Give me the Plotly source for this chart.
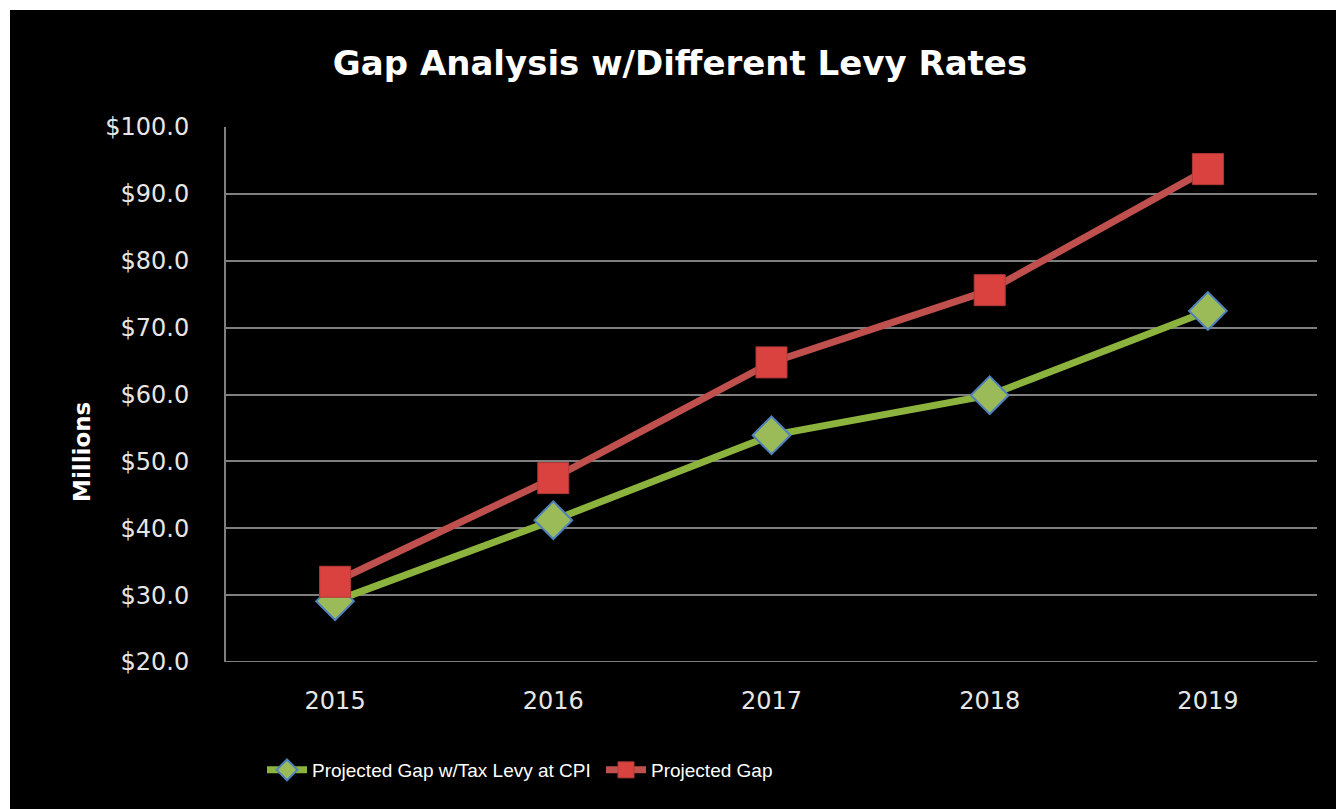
import plotly.graph_objects as go

years = ["2015", "2016", "2017", "2018", "2019"]
gap_cpi = [29.1, 41.2, 53.9, 59.9, 72.5]
gap = [32.0, 47.5, 64.8, 75.6, 93.7]
tick_vals = [20, 30, 40, 50, 60, 70, 80, 90, 100]
tick_text = ["$%.1f" % v for v in tick_vals]

PW, PH = 1336, 809
W, H = PW, PH
PL, PR, PT, PB = 226, 1317, 127, 662  # plot area in page pixels
L, R, T, B = PL, PW - PR, PT, PH - PB
pw, ph = PR - PL, PB - PT


def px2x(p):
    return (p - PL) / pw


def py2y(p):
    return (PB - p) / ph


fig = go.Figure()
fig.add_trace(go.Scatter(
    x=years, y=gap_cpi, mode="lines+markers", name="Projected Gap w/Tax Levy at CPI",
    line=dict(color="#8DB33F", width=7),
    marker=dict(symbol="diamond", size=29, color="#9BBB59",
                line=dict(color="#4F81BD", width=2)),
))
fig.add_trace(go.Scatter(
    x=years, y=gap, mode="lines+markers", name="Projected Gap",
    line=dict(color="#C0504D", width=7),
    marker=dict(symbol="square", size=31, color="#D9423F",
                line=dict(color="#B03A37", width=1)),
))

fig.add_shape(type="rect", xref="paper", yref="paper",
              x0=px2x(10), x1=px2x(PW + 20), y0=py2y(PH + 20), y1=py2y(10),
              fillcolor="black", line=dict(width=0), layer="below")

fig.add_annotation(text="<b>Millions</b>", xref="paper", yref="paper",
                   x=px2x(82), y=py2y(452), xanchor="center", yanchor="middle",
                   textangle=-90, showarrow=False,
                   font=dict(family="DejaVu Sans", size=23, color="white"))

fig.update_layout(
    width=W, height=H,
    margin=dict(l=L, r=R, t=T, b=B),
    paper_bgcolor="white", plot_bgcolor="rgba(0,0,0,0)",
    title=dict(text="<b>Gap Analysis w/Different Levy Rates</b>",
               font=dict(family="DejaVu Sans", size=34, color="white"),
               x=680 / W, xanchor="center", y=1 - 63 / H, yanchor="middle"),
    showlegend=True,
    legend=dict(orientation="h", x=px2x(262), xanchor="left", y=py2y(770), yanchor="middle",
                font=dict(family="Liberation Sans", size=19, color="white"),
                bgcolor="rgba(0,0,0,0)", itemwidth=40, traceorder="normal",
                entrywidth=284),
    xaxis=dict(showgrid=False, showline=False, ticks="",
               tickfont=dict(family="DejaVu Sans", size=24, color="#E6E6E6"),
               ticklabelstandoff=22, range=[-0.5, 4.5]),
    yaxis=dict(range=[20, 100], tickvals=tick_vals, ticktext=tick_text,
               showgrid=True, gridcolor="#7F7F7F", gridwidth=2,
               showline=True, linecolor="#7F7F7F", linewidth=2,
               zeroline=False, ticks="",
               tickfont=dict(family="DejaVu Sans", size=24, color="#E6E6E6"),
               ticklabelstandoff=30),
)
fig.add_hline(y=20, line=dict(color="#7F7F7F", width=2))

fig.write_html(
    "out.html",
    config={"displayModeBar": False},
    post_script="document.body.style.margin='0';document.body.style.overflow='hidden';",
)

PROBLEM TO WORK ON →
Write out the material above once more, exactly as it reads, with no pictures.

ANSWER TO THIS TASK →
Give me the Plotly source for this chart.
import plotly.graph_objects as go

years = ["2015", "2016", "2017", "2018", "2019"]
gap_cpi = [29.1, 41.2, 53.9, 59.9, 72.5]
gap = [32.0, 47.5, 64.8, 75.6, 93.7]
tick_vals = [20, 30, 40, 50, 60, 70, 80, 90, 100]
tick_text = ["$%.1f" % v for v in tick_vals]

PW, PH = 1336, 809
W, H = PW, PH
PL, PR, PT, PB = 226, 1317, 127, 662  # plot area in page pixels
L, R, T, B = PL, PW - PR, PT, PH - PB
pw, ph = PR - PL, PB - PT


def px2x(p):
    return (p - PL) / pw


def py2y(p):
    return (PB - p) / ph


fig = go.Figure()
fig.add_trace(go.Scatter(
    x=years, y=gap_cpi, mode="lines+markers", name="Projected Gap w/Tax Levy at CPI",
    line=dict(color="#8DB33F", width=7),
    marker=dict(symbol="diamond", size=29, color="#9BBB59",
                line=dict(color="#4F81BD", width=2)),
))
fig.add_trace(go.Scatter(
    x=years, y=gap, mode="lines+markers", name="Projected Gap",
    line=dict(color="#C0504D", width=7),
    marker=dict(symbol="square", size=31, color="#D9423F",
                line=dict(color="#B03A37", width=1)),
))

fig.add_shape(type="rect", xref="paper", yref="paper",
              x0=px2x(10), x1=px2x(PW + 20), y0=py2y(PH + 20), y1=py2y(10),
              fillcolor="black", line=dict(width=0), layer="below")

fig.add_annotation(text="<b>Millions</b>", xref="paper", yref="paper",
                   x=px2x(82), y=py2y(452), xanchor="center", yanchor="middle",
                   textangle=-90, showarrow=False,
                   font=dict(family="DejaVu Sans", size=23, color="white"))

fig.update_layout(
    width=W, height=H,
    margin=dict(l=L, r=R, t=T, b=B),
    paper_bgcolor="white", plot_bgcolor="rgba(0,0,0,0)",
    title=dict(text="<b>Gap Analysis w/Different Levy Rates</b>",
               font=dict(family="DejaVu Sans", size=34, color="white"),
               x=680 / W, xanchor="center", y=1 - 63 / H, yanchor="middle"),
    showlegend=True,
    legend=dict(orientation="h", x=px2x(262), xanchor="left", y=py2y(770), yanchor="middle",
                font=dict(family="Liberation Sans", size=19, color="white"),
                bgcolor="rgba(0,0,0,0)", itemwidth=40, traceorder="normal",
                entrywidth=284),
    xaxis=dict(showgrid=False, showline=False, ticks="",
               tickfont=dict(family="DejaVu Sans", size=24, color="#E6E6E6"),
               ticklabelstandoff=22, range=[-0.5, 4.5]),
    yaxis=dict(range=[20, 100], tickvals=tick_vals, ticktext=tick_text,
               showgrid=True, gridcolor="#7F7F7F", gridwidth=2,
               showline=True, linecolor="#7F7F7F", linewidth=2,
               zeroline=False, ticks="",
               tickfont=dict(family="DejaVu Sans", size=24, color="#E6E6E6"),
               ticklabelstandoff=30),
)
fig.add_hline(y=20, line=dict(color="#7F7F7F", width=2))

fig.write_html(
    "out.html",
    config={"displayModeBar": False},
    post_script="document.body.style.margin='0';document.body.style.overflow='hidden';",
)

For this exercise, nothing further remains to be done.